▸ What is expected:
Copy exactly the lines from the start of the material through the line with "import numpy as np". Pictures stay out of the copy.
======
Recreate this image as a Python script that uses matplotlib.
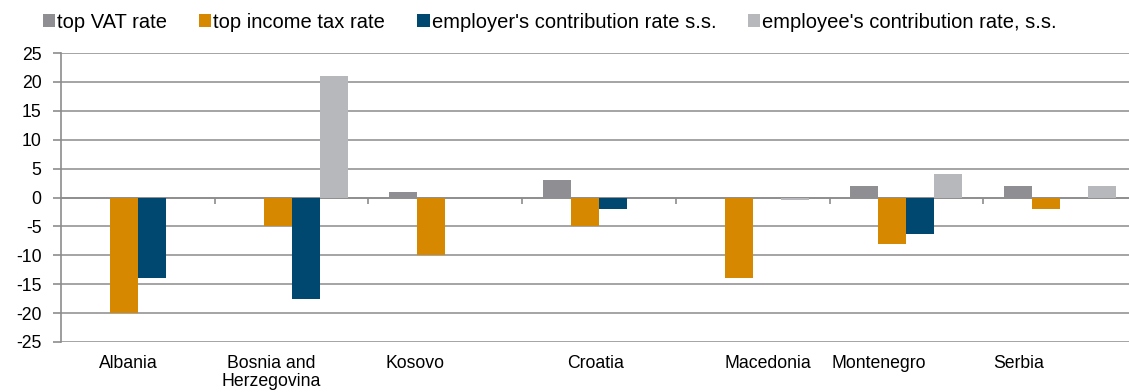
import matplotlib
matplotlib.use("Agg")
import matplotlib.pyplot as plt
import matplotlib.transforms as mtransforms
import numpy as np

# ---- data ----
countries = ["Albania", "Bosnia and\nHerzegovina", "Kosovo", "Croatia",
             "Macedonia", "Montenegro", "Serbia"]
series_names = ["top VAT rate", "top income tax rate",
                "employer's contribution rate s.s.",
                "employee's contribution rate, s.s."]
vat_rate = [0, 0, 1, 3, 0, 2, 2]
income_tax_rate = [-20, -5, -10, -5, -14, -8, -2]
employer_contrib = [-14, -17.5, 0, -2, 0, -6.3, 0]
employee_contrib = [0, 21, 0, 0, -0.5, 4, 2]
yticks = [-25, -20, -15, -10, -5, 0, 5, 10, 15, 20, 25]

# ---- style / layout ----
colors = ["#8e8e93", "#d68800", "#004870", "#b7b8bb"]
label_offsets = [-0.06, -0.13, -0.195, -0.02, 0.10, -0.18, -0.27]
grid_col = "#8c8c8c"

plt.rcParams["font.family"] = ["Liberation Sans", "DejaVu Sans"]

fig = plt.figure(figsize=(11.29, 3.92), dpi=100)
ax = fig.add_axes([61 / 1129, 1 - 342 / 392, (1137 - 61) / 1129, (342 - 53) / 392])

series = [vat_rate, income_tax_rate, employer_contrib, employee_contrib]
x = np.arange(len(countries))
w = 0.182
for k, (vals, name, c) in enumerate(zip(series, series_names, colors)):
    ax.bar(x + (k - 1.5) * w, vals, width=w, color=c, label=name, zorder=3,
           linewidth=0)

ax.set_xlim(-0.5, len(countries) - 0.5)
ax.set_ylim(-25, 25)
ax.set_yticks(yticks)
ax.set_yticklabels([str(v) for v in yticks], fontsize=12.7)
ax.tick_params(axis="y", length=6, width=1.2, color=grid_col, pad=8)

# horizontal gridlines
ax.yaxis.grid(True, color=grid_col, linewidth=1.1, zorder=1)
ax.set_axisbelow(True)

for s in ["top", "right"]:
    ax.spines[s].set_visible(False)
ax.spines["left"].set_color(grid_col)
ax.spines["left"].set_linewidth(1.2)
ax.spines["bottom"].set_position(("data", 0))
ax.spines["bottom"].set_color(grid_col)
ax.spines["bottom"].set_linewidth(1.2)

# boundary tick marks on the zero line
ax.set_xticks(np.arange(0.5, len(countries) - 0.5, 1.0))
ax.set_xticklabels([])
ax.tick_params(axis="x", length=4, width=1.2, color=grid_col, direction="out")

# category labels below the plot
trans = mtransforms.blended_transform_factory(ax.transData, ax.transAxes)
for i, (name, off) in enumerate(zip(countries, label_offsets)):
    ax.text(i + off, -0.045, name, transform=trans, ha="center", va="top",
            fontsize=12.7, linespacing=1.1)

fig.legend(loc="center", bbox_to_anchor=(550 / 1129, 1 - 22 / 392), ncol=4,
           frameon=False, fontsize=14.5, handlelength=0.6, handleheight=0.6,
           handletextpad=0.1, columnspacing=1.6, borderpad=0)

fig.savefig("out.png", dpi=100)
======
▸ Worked answer:
Recreate this image as a Python script that uses matplotlib.
import matplotlib
matplotlib.use("Agg")
import matplotlib.pyplot as plt
import matplotlib.transforms as mtransforms
import numpy as np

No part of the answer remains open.